04/302 WAO en 04/4428 WAO
U I T S P R A A K
in de gedingen tussen:
[appellant], wonende te [woonplaats], appellant,
en
de Raad van bestuur van het Uitvoeringsinstituut werknemersverzekeringen, gedaagde.
I. ONTSTAAN EN LOOP VAN DE GEDINGEN
Namens appellant heeft mr. S. Jankie, advocaat te ’s-Gravenhage, hoger beroep ingesteld tegen een door de rechtbank ’s-Gravenhage op 8 december 2003, onder reg. nr. AWB 02/4564 WAO, tussen partijen gegeven uitspraak, waarnaar hierbij wordt verwezen.
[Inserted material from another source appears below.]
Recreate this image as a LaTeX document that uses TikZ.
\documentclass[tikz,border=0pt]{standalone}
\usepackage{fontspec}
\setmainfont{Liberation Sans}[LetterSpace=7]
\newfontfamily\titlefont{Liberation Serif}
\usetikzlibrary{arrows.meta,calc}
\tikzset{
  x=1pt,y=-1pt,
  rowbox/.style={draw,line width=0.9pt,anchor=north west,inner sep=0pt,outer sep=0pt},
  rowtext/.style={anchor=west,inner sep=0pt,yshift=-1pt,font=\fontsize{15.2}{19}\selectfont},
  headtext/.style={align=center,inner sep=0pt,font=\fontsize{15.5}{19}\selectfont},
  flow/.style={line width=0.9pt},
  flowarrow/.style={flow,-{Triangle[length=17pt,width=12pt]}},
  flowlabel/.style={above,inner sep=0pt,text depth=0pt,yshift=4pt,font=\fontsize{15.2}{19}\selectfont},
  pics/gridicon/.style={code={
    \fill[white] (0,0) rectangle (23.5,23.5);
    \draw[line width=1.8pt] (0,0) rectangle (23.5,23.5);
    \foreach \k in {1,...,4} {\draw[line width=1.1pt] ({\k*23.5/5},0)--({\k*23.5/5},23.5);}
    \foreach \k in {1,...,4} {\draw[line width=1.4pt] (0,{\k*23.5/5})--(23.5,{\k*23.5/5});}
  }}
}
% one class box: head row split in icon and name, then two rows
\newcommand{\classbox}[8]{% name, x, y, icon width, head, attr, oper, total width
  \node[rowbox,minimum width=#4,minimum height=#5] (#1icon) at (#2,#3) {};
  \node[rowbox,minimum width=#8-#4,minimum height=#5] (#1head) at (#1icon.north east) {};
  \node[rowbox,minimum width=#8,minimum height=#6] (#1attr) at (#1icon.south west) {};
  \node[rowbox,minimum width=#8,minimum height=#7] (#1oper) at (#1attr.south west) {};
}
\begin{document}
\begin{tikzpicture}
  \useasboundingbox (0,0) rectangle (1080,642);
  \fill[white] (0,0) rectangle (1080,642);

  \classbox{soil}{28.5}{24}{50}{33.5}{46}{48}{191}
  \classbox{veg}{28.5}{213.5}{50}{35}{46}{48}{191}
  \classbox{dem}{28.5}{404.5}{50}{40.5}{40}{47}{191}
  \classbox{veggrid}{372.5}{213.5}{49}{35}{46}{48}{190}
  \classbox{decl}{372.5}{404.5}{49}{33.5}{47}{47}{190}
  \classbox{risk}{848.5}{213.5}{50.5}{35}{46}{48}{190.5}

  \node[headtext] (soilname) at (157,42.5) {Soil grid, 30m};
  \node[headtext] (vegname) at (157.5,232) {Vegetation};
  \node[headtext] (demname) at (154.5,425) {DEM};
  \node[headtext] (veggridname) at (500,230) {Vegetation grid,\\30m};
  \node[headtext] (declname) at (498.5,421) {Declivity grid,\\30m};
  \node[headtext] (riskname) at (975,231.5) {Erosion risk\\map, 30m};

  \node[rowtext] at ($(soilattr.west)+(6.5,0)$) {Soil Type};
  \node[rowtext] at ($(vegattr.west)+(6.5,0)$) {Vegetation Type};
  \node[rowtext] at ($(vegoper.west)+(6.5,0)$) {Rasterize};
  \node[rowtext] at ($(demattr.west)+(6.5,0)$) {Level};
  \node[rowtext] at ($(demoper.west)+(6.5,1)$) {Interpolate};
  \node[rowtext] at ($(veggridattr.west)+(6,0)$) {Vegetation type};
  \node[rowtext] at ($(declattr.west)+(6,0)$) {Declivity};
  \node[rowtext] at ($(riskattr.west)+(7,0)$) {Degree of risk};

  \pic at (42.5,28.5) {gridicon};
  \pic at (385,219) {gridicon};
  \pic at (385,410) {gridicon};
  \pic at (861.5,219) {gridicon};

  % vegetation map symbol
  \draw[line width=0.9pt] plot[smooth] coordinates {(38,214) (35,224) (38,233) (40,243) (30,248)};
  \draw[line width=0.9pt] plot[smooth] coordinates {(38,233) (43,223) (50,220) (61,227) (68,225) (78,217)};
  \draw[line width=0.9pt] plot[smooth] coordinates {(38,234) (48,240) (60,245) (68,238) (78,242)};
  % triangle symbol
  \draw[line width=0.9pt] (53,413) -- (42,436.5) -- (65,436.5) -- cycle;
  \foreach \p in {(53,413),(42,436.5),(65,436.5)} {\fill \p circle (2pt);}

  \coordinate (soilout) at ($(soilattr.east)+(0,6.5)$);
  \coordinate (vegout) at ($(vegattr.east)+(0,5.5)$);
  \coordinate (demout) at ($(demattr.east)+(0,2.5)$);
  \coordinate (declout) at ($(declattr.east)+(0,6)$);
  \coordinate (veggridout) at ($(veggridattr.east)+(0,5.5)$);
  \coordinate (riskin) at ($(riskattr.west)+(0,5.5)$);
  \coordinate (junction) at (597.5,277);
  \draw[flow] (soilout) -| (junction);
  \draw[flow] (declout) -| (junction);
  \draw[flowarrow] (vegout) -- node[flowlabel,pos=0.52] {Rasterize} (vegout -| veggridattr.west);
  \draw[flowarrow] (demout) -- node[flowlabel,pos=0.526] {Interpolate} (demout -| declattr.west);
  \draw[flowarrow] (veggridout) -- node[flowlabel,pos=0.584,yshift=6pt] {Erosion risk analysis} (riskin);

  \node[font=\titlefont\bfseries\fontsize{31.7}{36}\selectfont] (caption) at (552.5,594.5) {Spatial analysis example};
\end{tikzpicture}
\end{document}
Bij brief van 12 februari 2004 zijn namens appellant aanvullende stukken ingezonden.
Gedaagde heeft een verweerschrift ingediend.
Bij brief van 25 juni 2004 heeft gedaagde nadere stukken ingezonden, waaronder een nieuw besluit op bezwaar van 24 juni 2004. Namens appellant is bij brief van 25 augustus 2004 hierop gereageerd.
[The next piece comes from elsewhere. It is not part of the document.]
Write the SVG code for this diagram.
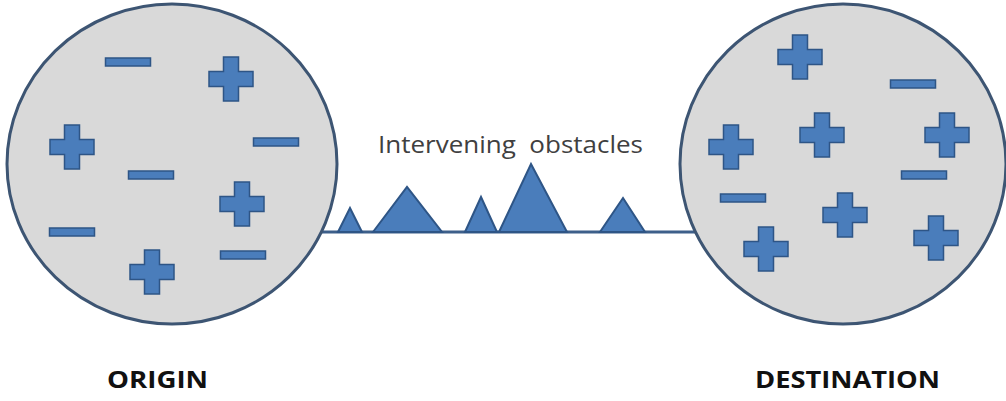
<svg xmlns="http://www.w3.org/2000/svg" xmlns:xlink="http://www.w3.org/1999/xlink" width="1006" height="401" viewBox="0 0 1006 401">
<style>
.ball{fill:#d9d9d9;stroke:#3d5573;stroke-width:3}
.sym{fill:#4a7dbb;stroke:#2e5586;stroke-width:1.5}
.obst{fill:#4a7dbb;stroke:#2e5586;stroke-width:2;stroke-linejoin:miter}
.road{stroke:#3d5f8a;stroke-width:3;fill:none}
.lbl{font-family:"Open Sans","Noto Sans",sans-serif;fill:#111}
.note{font-family:"Open Sans","Noto Sans",sans-serif;fill:#404040}
</style>
<defs>
<path id="plus" class="sym" d="M-7.5,-22 H7.5 V-7.5 H22 V7.5 H7.5 V22 H-7.5 V7.5 H-22 V-7.5 H-7.5 Z"/>
<rect id="minus" class="sym" x="-22.5" y="-4" width="45" height="8"/>
</defs>
<rect width="1006" height="401" fill="#ffffff"/>
<g id="connectors">
<line class="road" x1="316" y1="232" x2="704" y2="232"/>
</g>
<g id="obstacles">
<polygon class="obst" points="338,232 350,208 362,232"/>
<polygon class="obst" points="373,232 407,187 442,232"/>
<polygon class="obst" points="465,232 481,197 497,232"/>
<polygon class="obst" points="499,232 531,164 567,232"/>
<polygon class="obst" points="600,232 623,198 645,232"/>
<text class="note" x="378" y="153" font-size="23" textLength="265" lengthAdjust="spacingAndGlyphs" xml:space="preserve">Intervening  obstacles</text>
</g>
<g id="origin">
<ellipse class="ball" cx="172" cy="164" rx="165" ry="160"/>
<use xlink:href="#plus" x="231" y="79"/>
<use xlink:href="#plus" x="72" y="147"/>
<use xlink:href="#plus" x="242" y="204"/>
<use xlink:href="#plus" x="152" y="272"/>
<use xlink:href="#minus" x="128" y="62"/>
<use xlink:href="#minus" x="276" y="142"/>
<use xlink:href="#minus" x="151" y="175"/>
<use xlink:href="#minus" x="72" y="232"/>
<use xlink:href="#minus" x="243" y="255"/>
<text class="lbl" x="107" y="388" font-size="24" font-weight="bold" textLength="101" lengthAdjust="spacingAndGlyphs">ORIGIN</text>
</g>
<g id="destination">
<ellipse class="ball" cx="843" cy="164" rx="163" ry="160"/>
<use xlink:href="#plus" x="800" y="57"/>
<use xlink:href="#plus" x="731" y="147"/>
<use xlink:href="#plus" x="822" y="135"/>
<use xlink:href="#plus" x="947" y="135"/>
<use xlink:href="#plus" x="845" y="215"/>
<use xlink:href="#plus" x="766" y="249"/>
<use xlink:href="#plus" x="936" y="238"/>
<use xlink:href="#minus" x="913" y="84"/>
<use xlink:href="#minus" x="924" y="175"/>
<use xlink:href="#minus" x="743" y="198"/>
<text class="lbl" x="755" y="388" font-size="24" font-weight="bold" textLength="185" lengthAdjust="spacingAndGlyphs">DESTINATION</text>
</g>
</svg>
Desgevraagd heeft gedaagde bij brief van 14 oktober 2004 schriftelijke inlichtingen verstrekt.
De gedingen zijn behandeld ter zitting van de Raad op 9 februari 2005, waar appellant in persoon is verschenen, bijgestaan door mr. Jankie, voornoemd, en [neef], neef van appellant, als medegemachtigde. Voor gedaagde is verschenen G.M. Folkers-Hooijmans, werkzaam bij het Uwv.
II. MOTIVERING
Appellant was werkzaam als tuinbouwmedewerker toen hij op 10 september 2000 een sportongeval kreeg, waarbij hij zijn linkerscheenbeen brak. Op 11 september 2000 heeft hij zich in verband daarmee ziek gemeld. Op 8 november 2001 is hij onderzocht door verzekeringsarts R.G.J. van der Boom, die forse beperkingen aannam voor, onder meer, lopen, staand werk, knielen/kruipen/hurken, zwaar tillen en dragen en deze beperkingen neerlegde in een belastbaarheidspatroon. Op basis daarvan heeft arbeidsdeskundige J. Zeeman uit het Functie Informatie Systeem (FIS) functies geselecteerd en uitgaande van de functies operator tip-groep, assemblage medewerker en stikker meubelbekleding de mate van arbeidsongeschiktheid van appellant berekend op 23,9%. Vervolgens heeft gedaagde bij besluit van 13 februari 2002 appellant een uitkering ingevolge de Wet op de arbeidsongeschiktheidsverzekering (WAO) toegekend, berekend naar een mate van arbeidsongeschiktheid van 15 tot 25%. In het kader van het tegen dit besluit gemaakte bezwaar is appellant op 2 juli 2002 onderzocht door bezwaarverzekeringsarts J.H. Logger, die informatie opvroeg bij de behandelend chirurg M. Hogervorst en mede op basis van die informatie in een nader rapport van 18 september 2002 het belastbaarheidspatroon van 8 november 2001 onderschreef.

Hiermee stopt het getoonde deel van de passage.